92歳頃より時々不正性器出血を自覚していた。93歳時に近医産婦人科を受診して子宮頸部細胞診を施行するも異常はみられなかった。94歳時に再度不正性器出血がみられ近医を再診、子宮内膜細胞診を施行したところclassV(endometrioid adeno ca.)との結果、さらに骨盤MRIにて粘膜下子宮筋腫および子宮体癌の疑いを指摘され当院産婦人科を受診した。
〈一般身体所見〉
身長:144.0cm、体重:44.8㎏。4回経妊4回経産。
中肉中背でバイタルに著変なし。胸腹部に理学的異常所見なし。
神経学的には、四肢の麻痺を認めず、明らかな感覚障害も認めない。難聴あり。
内診所見にて腟分泌物は淡血性、漿液性、少量。子宮は前傾前屈、大きさはほぼ正常大、両側付属器は触知しなかった。
〈血液検査〉
血液血算所見は異常なし。生化学所見では、アルブミンが3.7 g/dlと低値であったが、それ以外は正常範囲であった。腫瘍マーカーでは、CA125が45.0 U/ml、CA19-9が91.0 U/mlとそれぞれ高値であったが、CEAは正常範囲であった。血液凝固検査では、D-dimerが0.8 ug/mlと軽度上昇していたが、それ以外はすべて正常範囲であった。
〈画像検査〉
経腟超音波所見:子宮には5㎝大の粘膜下筋腫あり、子宮内腔は子宮留水症のように水分が貯留しており、一部に2cm大の隆起性病変がみられた。両側付属器は異常なく、ダグラス窩にも所見はみられなかった。

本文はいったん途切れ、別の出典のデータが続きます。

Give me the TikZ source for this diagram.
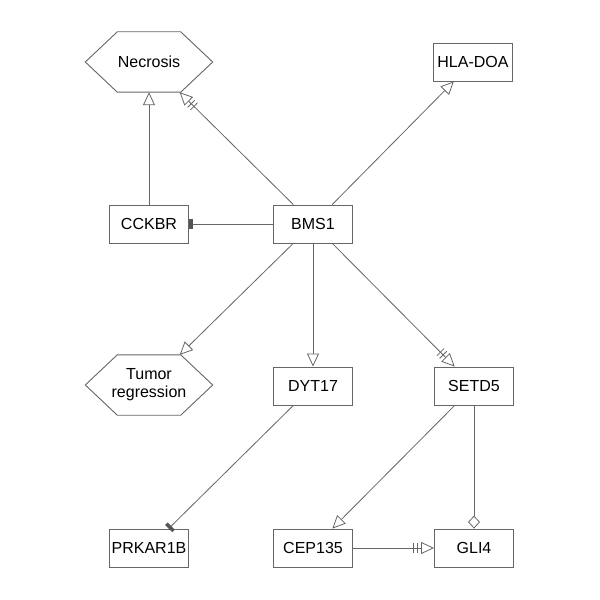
\documentclass[tikz,border=0pt]{standalone}
\usepackage{fontspec}
\setmainfont{Liberation Sans}
\usetikzlibrary{arrows.meta}
\definecolor{edgec}{HTML}{666666}
\definecolor{inhc}{HTML}{555555}
\begin{document}
\begin{tikzpicture}[x=1bp,y=-1bp,
 every node/.style={font=\fontsize{16bp}{18bp}\selectfont, text=black},
 box/.style={draw=edgec, line width=0.9bp, minimum width=79bp, minimum height=38bp, inner sep=0pt, fill=white},
 hexa/.style={minimum width=127bp, minimum height=60bp, inner sep=0pt, align=center},
 hexline/.style={draw=edgec, line width=0.9bp, fill=white},
 conn/.style={draw=edgec, line width=0.8bp},
 act/.style={conn, -{Triangle[open,length=13bp,width=12bp]}},
 dact/.style={conn, -{Bar[width=10bp,sep=3bp] Bar[width=10bp,sep=3bp] Triangle[open,length=13bp,width=12bp]}},
 inhib/.style={conn, -{Rectangle[length=3.5bp,width=10bp,fill=inhc,color=inhc]}},
 dia/.style={conn, -{Diamond[open,length=13bp,width=12bp]}}
]
\fill[white] (0,0) rectangle (600,600);
\useasboundingbox (0,0) rectangle (600,600);

\node[hexa] (nec) at (149,62) {};
\node[hexa] (tum) at (149,385) {};
\foreach \h in {nec,tum}{
  \draw[hexline] (\h.west) -- ([xshift=32bp]\h.north west) -- ([xshift=-32bp]\h.north east)
    -- (\h.east) -- ([xshift=-32bp]\h.south east) -- ([xshift=32bp]\h.south west) -- cycle;
}
\node[hexa] (necl) at (nec.center) {Necrosis};
\node[hexa] (tuml) at (tum.center) {Tumor\\regression};
\node[box] (hla) at (473,62) {HLA-DOA};
\node[box] (cck) at (149,224) {CCKBR};
\node[box] (bms) at (313,224) {BMS1};
\node[box] (dyt) at (313,386) {DYT17};
\node[box] (set) at (474,386) {SETD5};
\node[box] (prk) at (149,548) {PRKAR1B};
\node[box] (cep) at (313,548) {CEP135};
\node[box] (gli) at (474,548) {GLI4};

\draw[act] (cck) -- (nec);
\draw[dact] (bms) -- (nec);
\draw[act] (bms) -- (hla);
\draw[inhib] (bms) -- (cck);
\draw[act] (bms) -- (tum);
\draw[act] (bms) -- (dyt);
\draw[dact] (bms) -- (set);
\draw[inhib] (dyt) -- (prk);
\draw[act] (set) -- (cep);
\draw[dia] (set) -- (gli);
\draw[dact] (cep) -- (gli);
\end{tikzpicture}
\end{document}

骨盤MRI(Magnetic Resonance Imaging;磁気共鳴画像)所見:子宮体部は拡張し、長径8cm程の一部乳頭状の腫瘤、液体貯留がみられる。子宮筋腫と子宮体癌の混在が疑われ、子宮体癌は子宮筋層浸潤を伴っていると思われるが、筋層が薄いため深さの評価は困難である。
骨盤CT所見:子宮は不整に腫大し、内部に不整な8x6.5㎝程度の腫瘤がある。内部は不均一であり、壊死を伴っている。周囲への浸潤性変化はない。わずかな腹水をみとめる。
〈病理検査〉
子宮内膜組織診:類内膜腺癌
子宮体癌(類内膜腺癌)の術前診断にて手術の予定となった。
高齢であることを考慮し、できるだけ低侵襲な手術として腹腔鏡下手術を選択した。当院入院後、腹腔鏡下子宮全摘術、両側付属器摘出術を施行した。術後の摘出物による病理結果では、子宮体癌組織は子宮筋層の1/2以上に浸潤しており、子宮頸部、両側付属器への浸潤、転移はみられなかった。最終診断は子宮体癌IB期(類内膜腺癌G2)であった。術後の追加化学療法を検討したが、高齢であり副作用への不安が強いことから、追加治療は行わず外来にて経過観察することとした。
【子宮体癌の治療経過の総括と解説】
子宮体癌は閉経後の女性に好発する疾患である。一般的には未産婦、肥満、高血圧症、高脂血症などがリスク因子としてあげられ、主訴は不正性器出血が最も多いといわれている。内膜組織診により病理学的に診断し、MRI、CT、超音波断層法などの画像検査にて術前の進行期を決定する。
治療は、手術が可能な進行期であればまず手術を施行し、術後の病理結果により追加治療を行うかどうかを検討する。追加治療としては化学療法が一般的であり、白金製剤を中心とした多剤併用療法を施行することが多い。